Guests at the ashram are limited to four to avoid diluting its primary devotional purpose and are housed in a separate building facing the rear courtyard of the ashram. The simple double rooms contain two single beds – celibacy, vegetarianism and alcoholic abstinence are required of any one who wishes to stay here.

 

Each morning and evening, we are drawn to the small temple room by the melodic chanting (Bhajans) accompanied by mridanga drum, harmonium, bells and cymbals, which build in volume and intensity, culminating in bellowed rounds of the familiar Mantra “Hare Krishna, Hare Krishna!” as the devotees’ swaying spirals into dancing.

 

As this ritual becomes familiar I’ve loosened from an intrigued silent observer to a mumbling, shuffling participant.
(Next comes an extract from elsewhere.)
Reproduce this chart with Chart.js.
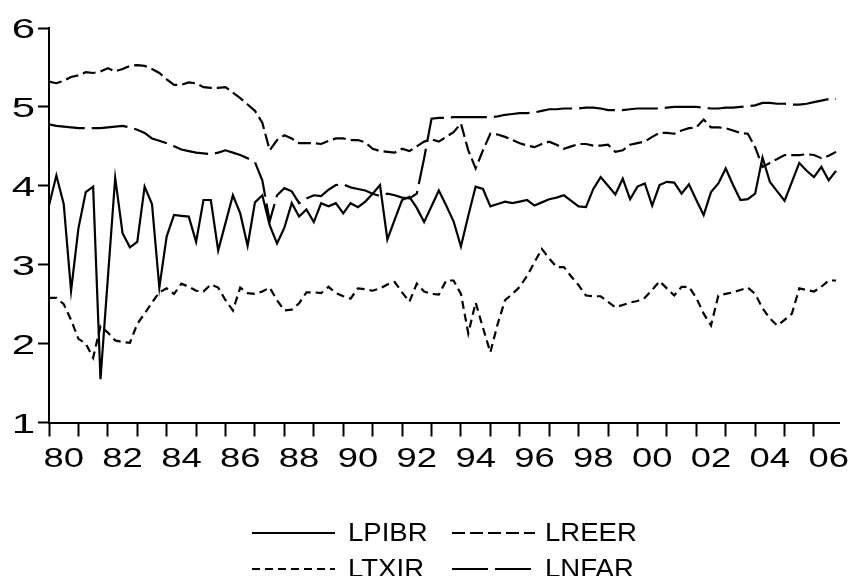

Guests are free to watch, join in or just leave the devotees to it and meet up afterwards for Prasadam, another way of honouring Krishna through the cooking, offering and eating of a hearty, delicious meal. Conversation and laughter flows easily, and the loving, devotional focus on food preparation is manifest in the dishes we devour – a sticky Persian vegetable rice with a spicy, sweet peanut and tomato chutney one evening, lemon rice dotted with cashews and a piquant okra sambar the next. To finish, we enjoy a procession of homemade jaggery – infused milk desserts, perfumed with locally grown wild vanilla, cloves and cardamom.

 

The surfboard hanging over the dining room door painted with the words “Om Sweet Om” epitomises the relaxed spirituality practised in this ashram. This is no brainwashing cult, just a group of devout, spiritual surfers who are keen to share their way of life.